Amy could drink with a will when the occasion demanded, and she rose to it that night. She tended to drink the same way people get in cold water: tentatively then suddenly; and it didn’t take much to get her blood going – for that inarticulate though not unpleasant suspicion to overwhelm her that a great deal was happening or about to happen, more than she could possibly take in at once, though she wanted to try. White wine came and went in her glass, which always seemed half empty, regardless of how much she drank. When Charles began to kiss her on the brand-new concrete balcony by the door opening on to the hillside falling away at their feet, she said to him, in a voice louder and thicker than her own, ‘I don’t know anybody in New York so why don’t you come back to mine.’

He said, ‘Can we walk there?’

‘Sure we can walk there.’

‘I don’t like the subway round here and I’m too drunk to drive.’

‘Sure we can walk there,’ she said again. ‘Five minutes.’

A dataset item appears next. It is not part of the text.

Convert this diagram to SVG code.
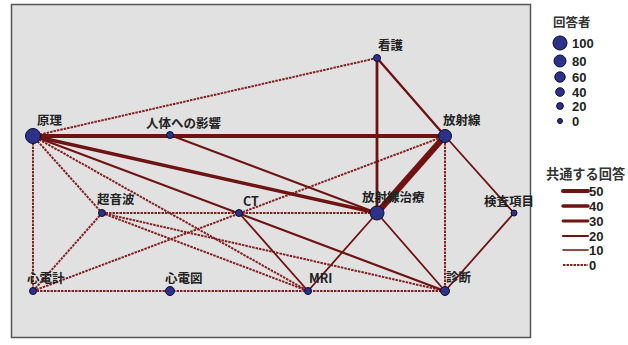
<svg xmlns="http://www.w3.org/2000/svg" width="628" height="345" viewBox="0 0 628 345">
<style>
.lbl{font-family:"Noto Sans CJK JP","Liberation Sans",sans-serif;font-size:12.5px;font-weight:bold;fill:#222}
.leg{font-family:"Liberation Sans","Noto Sans CJK JP",sans-serif;font-size:13px;font-weight:bold;fill:#222}
.legh{font-family:"Noto Sans CJK JP","Liberation Sans",sans-serif;font-size:12.5px;font-weight:bold;fill:#333}
.nd{fill:#2c3189;stroke:#0b0b30;stroke-width:1}
.e{stroke:#6e1212;fill:none;stroke-linecap:round}
.d{stroke:#842222;fill:none;stroke-width:2;stroke-dasharray:2.5 1}
</style>
<rect width="628" height="345" fill="#fff"/>
<rect x="11.5" y="4.5" width="519" height="333" fill="#e1e1e1" stroke="#555" stroke-width="1.5"/>
<g id="connectors">
<line class="d" x1="33" y1="136" x2="377" y2="58"/>
<line class="d" x1="33" y1="136" x2="33" y2="291"/>
<line class="d" x1="33" y1="136" x2="102" y2="213"/>
<line class="d" x1="33" y1="136" x2="308" y2="291"/>
<line class="d" x1="33" y1="291" x2="445" y2="136"/>
<line class="d" x1="102" y1="213" x2="377" y2="213"/>
<line class="d" x1="102" y1="213" x2="33" y2="291"/>
<line class="d" x1="102" y1="213" x2="308" y2="291"/>
<line class="d" x1="102" y1="213" x2="445" y2="291"/>
<line class="d" x1="445" y1="136" x2="445" y2="291"/>
<line class="d" x1="33" y1="291" x2="445" y2="291"/>
<line class="e" stroke-width="1.8" x1="239" y1="213" x2="308" y2="291"/>
<line class="e" stroke-width="1.8" x1="377" y1="213" x2="308" y2="291"/>
<line class="e" stroke-width="1.8" x1="377" y1="213" x2="445" y2="291"/>
<line class="e" stroke-width="1.8" x1="445" y1="136" x2="514" y2="213"/>
<line class="e" stroke-width="1.8" x1="514" y1="213" x2="445" y2="291"/>
<line class="e" stroke-width="2" x1="170" y1="135" x2="377" y2="213"/>
<line class="e" stroke-width="2.2" x1="33" y1="136" x2="445" y2="291"/>
<line class="e" stroke-width="2.4" x1="377" y1="58" x2="445" y2="136"/>
<line class="e" stroke-width="2.8" x1="377" y1="58" x2="377" y2="213"/>
<line class="e" stroke-width="3.4" x1="33" y1="136" x2="377" y2="213"/>
<line class="e" stroke-width="3.8" x1="33" y1="136" x2="445" y2="136"/>
<line class="e" stroke-width="6.2" x1="445" y1="136" x2="377" y2="213"/>
</g>
<g id="n-genri"><circle class="nd" cx="33" cy="136" r="7.5"/><text class="lbl" x="37" y="125">原理</text></g>
<g id="n-jintai"><circle class="nd" cx="170" cy="135" r="3.5"/><text class="lbl" x="146" y="128">人体への影響</text></g>
<g id="n-kango"><circle class="nd" cx="377" cy="58" r="3.5"/><text class="lbl" x="378" y="50">看護</text></g>
<g id="n-hoshasen"><circle class="nd" cx="445" cy="136" r="6.5"/><text class="lbl" x="443" y="125">放射線</text></g>
<g id="n-choonpa"><circle class="nd" cx="102" cy="213" r="3.5"/><text class="lbl" x="97" y="204">超音波</text></g>
<g id="n-ct"><circle class="nd" cx="239" cy="213" r="3.5"/><text class="lbl" x="243" y="206">CT</text></g>
<g id="n-chiryo"><circle class="nd" cx="377" cy="213" r="7"/><text class="lbl" x="362" y="202">放射線治療</text></g>
<g id="n-kensa"><circle class="nd" cx="514" cy="213" r="3"/><text class="lbl" x="484" y="206">検査項目</text></g>
<g id="n-shindenkei"><circle class="nd" cx="33" cy="291" r="3.5"/><text class="lbl" x="27" y="283">心電計</text></g>
<g id="n-shindenzu"><circle class="nd" cx="170" cy="291" r="4.5"/><text class="lbl" x="165" y="283">心電図</text></g>
<g id="n-mri"><circle class="nd" cx="308" cy="291" r="3.5"/><text class="lbl" x="309" y="283">MRI</text></g>
<g id="n-shindan"><circle class="nd" cx="445" cy="291" r="4.5"/><text class="lbl" x="446" y="282">診断</text></g>
<g id="legend-size">
<text class="legh" x="553" y="27">回答者</text>
<circle class="nd" cx="560" cy="43" r="7"/><text class="leg" x="572" y="48">100</text>
<circle class="nd" cx="560" cy="61" r="6"/><text class="leg" x="572" y="66">80</text>
<circle class="nd" cx="560" cy="77" r="5.2"/><text class="leg" x="572" y="82">60</text>
<circle class="nd" cx="560" cy="92" r="4.3"/><text class="leg" x="572" y="97">40</text>
<circle class="nd" cx="560" cy="106" r="3.4"/><text class="leg" x="572" y="111">20</text>
<circle class="nd" cx="560" cy="121" r="2.5"/><text class="leg" x="572" y="126">0</text>
</g>
<g id="legend-width">
<text class="legh" x="546" y="179" style="font-size:13.2px">共通する回答</text>
<line class="e" stroke-width="4" x1="563" y1="191" x2="588" y2="191"/><text class="leg" x="589" y="196">50</text>
<line class="e" stroke-width="3.4" x1="563" y1="206" x2="588" y2="206"/><text class="leg" x="589" y="211">40</text>
<line class="e" stroke-width="2.8" x1="563" y1="221" x2="588" y2="221"/><text class="leg" x="589" y="226">30</text>
<line class="e" stroke-width="2.2" x1="563" y1="236" x2="588" y2="236"/><text class="leg" x="589" y="241">20</text>
<line class="e" stroke-width="1.6" x1="563" y1="250" x2="588" y2="250"/><text class="leg" x="589" y="255">10</text>
<line class="d" x1="563" y1="265" x2="588" y2="265"/><text class="leg" x="589" y="270">0</text>
</g>
</svg>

He stood for a moment in reflection, with his face bent towards her cheek and his mouth open. ‘Did you notice how the concrete under these lights looks like it’s got moonlight on it?’

‘Isn’t there a moon?’ she said, looking up.

‘No, no moon.’

*

She called him ‘Charles Conway’ all night, and thought of him that way even after they’d been seeing each other for several
months. She called him Charles Conway in the staff room, too – an L-shaped room curled around one of the bathrooms, some said carved out of the stalls. It stank like it too in hot weather, because the windows wouldn’t stay open any further than you propped them, and all anybody did was stick a textbook in to wedge them up. One of the older teachers, Mr Peasbody, had taken her under his wing. He was a slenderish, elegantly dressed man from Connecticut, with an incongruously heavy and pock-marked face and large sad eyes. ‘What’s the young lady doing tonight?’ he’d ask, crossing his legs and swivelling his desk chair round at the same time. ‘I’m bored with myself these days. Cheer me up.’